As well, when Black sold his Canadian papers to CanWest for $3.2 billion, he, Ravelston and three executives received $80 million as part of a non-compete deal. That arrangement prompted outrage from Hollinger International's biggest minority shareholder, New York investment dealer Tweedy Browne Co. LLC, which owns 18 per cent of the company. Hollinger received "no direct benefit" from the non-compete agreements even though the company "was the entity which owned and sold the assets," Tweedy Browne said in a securites filing. The clue to why Black and his associates wanted this money diverted into their own instead of corporate pockets is that such payments were tax exempt. (At some point investigators may also want to examine why Hollinger Inc. issued, without a readily explainable reason, a special cash dividend in 1997 that resulted in Black pocketing $70-million as his share.)

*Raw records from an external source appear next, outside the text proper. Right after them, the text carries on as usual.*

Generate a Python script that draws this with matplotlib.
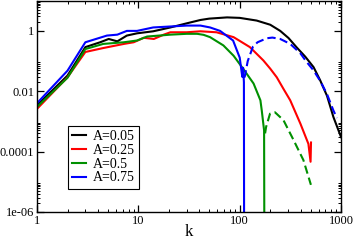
import matplotlib
matplotlib.use("Agg")
import matplotlib.pyplot as plt
from matplotlib.ticker import FixedLocator, NullFormatter

plt.rcParams['font.family'] = ['Liberation Serif', 'DejaVu Serif']

# A=0.05
k_a05 = [1, 2, 3, 4.2, 5.1, 6.2, 7.7, 9.7, 14, 20.7, 30, 41, 50, 75, 100, 147, 200, 251, 303,
         366, 443, 535, 622, 727, 840, 1000]
v_a05 = [0.0034, 0.033, 0.29, 0.42, 0.54, 0.45, 0.7, 0.83, 0.97, 1.3, 1.78, 2.3, 2.55, 2.8, 2.7,
         2.2, 1.6, 1.0, 0.58, 0.28, 0.14, 0.063, 0.023, 0.007, 0.0014, 0.0003]

# A=0.25
k_a25 = [1, 2, 3, 4.5, 7.2, 9, 11.3, 14.2, 17.8, 20.7, 30, 41, 59, 87, 126, 171, 200, 232, 270,
         315, 397, 476, 500, 505]
v_a25 = [0.0026, 0.029, 0.2, 0.27, 0.37, 0.42, 0.59, 0.54, 0.75, 0.9, 0.9, 0.97, 0.9, 0.62, 0.29,
         0.105, 0.056, 0.029, 0.012, 0.005, 8.4e-4, 1.8e-4, 4.6e-5, 2e-4]

# A=0.5 (solid part, then dashed part)
k_a50 = [1, 2, 3, 4.5, 7.2, 9.7, 12.2, 20.7, 30, 38, 44, 51, 69, 87, 108, 137, 160, 165, 174, 175]
v_a50 = [0.003, 0.028, 0.25, 0.37, 0.42, 0.48, 0.65, 0.75, 0.8, 0.8, 0.74, 0.62, 0.33, 0.15, 0.056,
         0.018, 0.005, 0.0023, 5e-4, 1e-7]
k_a50d = [178, 182, 199, 223, 270, 340, 425, 504]
v_a50d = [4e-4, 6.5e-4, 1.8e-3, 2e-3, 1.1e-3, 2.4e-4, 5.2e-5, 7.9e-6]

# A=0.75 (solid part, then dashed part)
k_a75 = [1, 2, 3, 4.9, 6.2, 7.7, 9.7, 14, 30, 41, 51, 64, 86, 100, 106, 108, 110, 110.5]
v_a75 = [0.004, 0.048, 0.42, 0.7, 0.75, 1.0, 1.0, 1.3, 1.5, 1.5, 1.3, 1.0, 0.48, 0.13, 0.03, 0.06,
         0.02, 1e-7]
k_a75d = [108, 112, 120, 135, 150, 185, 210, 251, 315, 397, 450, 535, 622, 727, 840, 910]
v_a75d = [0.03, 0.03, 0.1, 0.3, 0.42, 0.57, 0.6, 0.54, 0.37, 0.18, 0.1, 0.049, 0.022, 0.008,
          0.0023, 0.0013]

fig = plt.figure(figsize=(3.54, 2.4), dpi=100)
ax = fig.add_axes([0.1045, 0.117, 0.859, 0.88])

lw = 1.5
dash = (0, (4, 2))
ax.plot(k_a05, v_a05, color='black', lw=lw, label='A=0.05')
ax.plot(k_a25, v_a25, color='red', lw=lw, label='A=0.25')
ax.plot(k_a50, v_a50, color='#009000', lw=lw, label='A=0.5')
ax.plot(k_a75, v_a75, color='blue', lw=lw, label='A=0.75')
ax.plot(k_a50d, v_a50d, color='#009000', lw=lw, ls=dash)
ax.plot(k_a75d, v_a75d, color='blue', lw=lw, ls=dash)

ax.set_xscale('log')
ax.set_yscale('log')
ax.set_xlim(1, 1000)
ax.set_ylim(1e-6, 10)

ax.xaxis.set_major_locator(FixedLocator([1, 10, 100, 1000]))
ax.set_xticklabels(['1', '10', '100', '1000'])
xminor = [m * d for d in [1, 10, 100] for m in range(2, 10)]
ax.xaxis.set_minor_locator(FixedLocator(xminor))
ax.xaxis.set_minor_formatter(NullFormatter())

ax.yaxis.set_major_locator(FixedLocator([1e-6, 1e-4, 1e-2, 1]))
ax.set_yticklabels(['1e-06', '0.0001', '0.01', '1'])
yminor = [m * d for d in [1e-6, 1e-4, 1e-2, 1] for m in range(2, 10)]
ax.yaxis.set_minor_locator(FixedLocator(yminor))
ax.yaxis.set_minor_formatter(NullFormatter())

ax.tick_params(which='both', direction='in', top=True, right=True, labelsize=9, pad=2)
ax.tick_params(which='major', length=5, width=0.9)
ax.tick_params(which='minor', length=2.5, width=0.7)
for s in ax.spines.values():
    s.set_linewidth(1.0)

ax.set_xlabel('k', fontsize=12, labelpad=-2)

leg = ax.legend(loc='upper left', bbox_to_anchor=(0.102, 0.406), borderaxespad=0,
                fontsize=10, handlelength=1.0, handletextpad=0.5, labelspacing=0.05,
                borderpad=0.3, fancybox=False, framealpha=1)
leg.get_frame().set_edgecolor('black')
leg.get_frame().set_linewidth(0.8)

fig.savefig('out.png', dpi=100)
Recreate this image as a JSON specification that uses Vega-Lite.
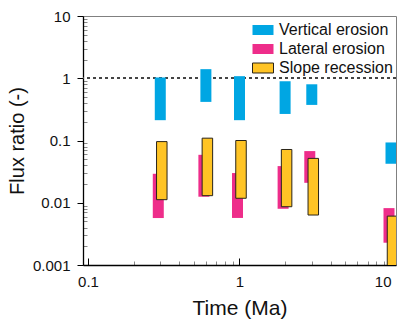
{
  "$schema": "https://vega.github.io/schema/vega-lite/v6.json",
  "autosize": {"type": "none"},
  "padding": {"left": 83, "top": 16, "right": 1, "bottom": 59},
  "width": 313,
  "height": 249,
  "config": {
    "font": "Liberation Sans",
    "view": {"stroke": "#808080", "strokeWidth": 1}
  },
  "data": {
    "values": [
      {"series": "Vertical erosion", "time": 0.3, "low": 0.212, "high": 1.03},
      {"series": "Vertical erosion", "time": 0.6, "low": 0.417, "high": 1.4},
      {"series": "Vertical erosion", "time": 1, "low": 0.212, "high": 1.08},
      {"series": "Vertical erosion", "time": 2, "low": 0.267, "high": 0.895},
      {"series": "Vertical erosion", "time": 3, "low": 0.373, "high": 0.8},
      {"series": "Vertical erosion", "time": 10, "low": 0.0423, "high": 0.093},
      {"series": "Lateral erosion", "time": 0.3, "low": 0.00568, "high": 0.0292},
      {"series": "Lateral erosion", "time": 0.6, "low": 0.0125, "high": 0.0589},
      {"series": "Lateral erosion", "time": 1, "low": 0.0057, "high": 0.03},
      {"series": "Lateral erosion", "time": 2, "low": 0.008, "high": 0.0388},
      {"series": "Lateral erosion", "time": 3, "low": 0.0209, "high": 0.0676},
      {"series": "Lateral erosion", "time": 10, "low": 0.00228, "high": 0.0082},
      {"series": "Slope recession", "time": 0.3, "low": 0.0112, "high": 0.096},
      {"series": "Slope recession", "time": 0.6, "low": 0.013, "high": 0.109},
      {"series": "Slope recession", "time": 1, "low": 0.0118, "high": 0.1},
      {"series": "Slope recession", "time": 2, "low": 0.00863, "high": 0.0717},
      {"series": "Slope recession", "time": 3, "low": 0.00635, "high": 0.0516},
      {"series": "Slope recession", "time": 10, "low": 0.0009, "high": 0.0061}
    ]
  },
  "layer": [
    {
      "mark": {"type": "rule", "strokeDash": [3, 3], "color": "#444444", "strokeWidth": 1},
      "encoding": {"y": {"datum": 1, "type": "quantitative"}}
    },
    {
      "encoding": {
        "x": {
          "field": "time", "type": "quantitative",
          "scale": {"type": "log", "domain": [0.1, 10], "nice": false},
          "axis": {
            "title": "Time (Ma)",
            "values": [0.1, 0.2, 0.3, 0.4, 0.5, 0.6, 0.7, 0.8, 0.9, 1, 2, 3, 4, 5, 6, 7, 8, 9, 10],
            "format": "~g",
            "labelExpr": "datum.value == 0.1 || datum.value == 1 || datum.value == 10 ? datum.label : ''",
            "labelOverlap": false,
            "labelBound": false,
            "labelFlush": false,
            "labelAlign": {"condition": {"test": "datum.value >= 10", "value": "right"}, "value": "center"},
            "labelFontSize": 15,
            "labelColor": "#111111",
            "labelPadding": 16,
            "tickSize": {"condition": {"test": "datum.value == 0.1 || datum.value == 1 || datum.value == 10", "value": -7}, "value": -4},
            "tickColor": {"condition": {"test": "datum.value == 0.1 || datum.value == 1 || datum.value == 10", "value": "#000000"}, "value": "#888888"},
            "domainColor": "#000000",
            "domainWidth": 1.3,
            "grid": false,
            "titleFontSize": 21,
            "titleFontWeight": "normal",
            "titleColor": "#111111",
            "titlePadding": 5
          }
        },
        "y": {
          "field": "low", "type": "quantitative",
          "scale": {"type": "log", "domain": [0.001, 10], "nice": false},
          "axis": {
            "title": "Flux ratio (-)",
            "values": [0.001, 0.002, 0.003, 0.004, 0.005, 0.006, 0.007, 0.008, 0.009, 0.01, 0.02, 0.03, 0.04, 0.05, 0.06, 0.07, 0.08, 0.09, 0.1, 0.2, 0.3, 0.4, 0.5, 0.6, 0.7, 0.8, 0.9, 1, 2, 3, 4, 5, 6, 7, 8, 9, 10],
            "format": "~g",
            "labelExpr": "datum.value == 0.001 || datum.value == 0.01 || datum.value == 0.1 || datum.value == 1 || datum.value == 10 ? datum.label : ''",
            "labelOverlap": false,
            "labelBound": false,
            "labelFlush": false,
            "labelFontSize": 15,
            "labelColor": "#111111",
            "labelPadding": 7,
            "tickSize": {"condition": {"test": "datum.value == 0.001 || datum.value == 0.01 || datum.value == 0.1 || datum.value == 1 || datum.value == 10", "value": 6}, "value": -4},
            "tickColor": {"condition": {"test": "datum.value == 0.001 || datum.value == 0.01 || datum.value == 0.1 || datum.value == 1 || datum.value == 10", "value": "#000000"}, "value": "#888888"},
            "domainColor": "#000000",
            "domainWidth": 1.3,
            "grid": false,
            "titleFontSize": 20,
            "titleFontWeight": "normal",
            "titleColor": "#111111",
            "titlePadding": 5
          }
        },
        "y2": {"field": "high"},
        "fill": {
          "field": "series", "type": "nominal",
          "scale": {"domain": ["Vertical erosion", "Lateral erosion", "Slope recession"], "range": ["#00A6E3", "#EE2D8A", "#FFC425"]},
          "legend": {
            "title": null, "orient": "none", "legendX": 169, "legendY": 3,
            "symbolType": "M-1,-0.476H1V0.476H-1Z", "symbolSize": 441,
            "symbolStrokeWidth": 1,
            "labelFontSize": 16, "labelOffset": 5, "labelColor": "#111111",
            "rowPadding": -2, "padding": 0
          }
        },
        "stroke": {
          "field": "series", "type": "nominal",
          "scale": {"domain": ["Vertical erosion", "Lateral erosion", "Slope recession"], "range": ["transparent", "transparent", "#2a2418"]},
          "legend": {
            "title": null, "orient": "none", "legendX": 169, "legendY": 3,
            "symbolType": "M-1,-0.476H1V0.476H-1Z", "symbolSize": 441,
            "symbolStrokeWidth": 1,
            "labelFontSize": 16, "labelOffset": 5, "labelColor": "#111111",
            "rowPadding": -2, "padding": 0
          }
        }
      },
      "layer": [
        {
          "transform": [{"filter": "datum.series === 'Vertical erosion'"}],
          "mark": {"type": "bar", "width": 11, "xOffset": 0, "clip": true, "strokeWidth": 1}
        },
        {
          "transform": [{"filter": "datum.series === 'Lateral erosion'"}],
          "mark": {"type": "bar", "width": 11, "xOffset": -2, "clip": true, "strokeWidth": 1}
        },
        {
          "transform": [{"filter": "datum.series === 'Slope recession'"}],
          "mark": {"type": "bar", "width": 10.5, "xOffset": 1.5, "clip": true, "strokeWidth": 1}
        }
      ]
    }
  ]
}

In this anguishing process, Black has had to suffer two ultimate insults: since Hollinger's troubles started and his investors began to suspect he might be forced out, the price of Hollinger International's shares has increased by 30 per cent. At the same time, while he is barely staying afloat, Rupert Murdoch, his chief competitor (and one-time equal) in Britain, reported a corporate earnings increase of 161 per cent in the last quarter.
Every once in a while the gene pools spits out a Conrad Black, and it's a tragedy, for him and for us, that he hasn't lived up to his potential as a model entrepreneur. Instead, Black must live with the verdict also pronounced on Jim Clark, one of Silicon Valley's most aggressive operators. "He has a clarity of vision," said one of Clark's engineers, "prompted by the purest form of greed."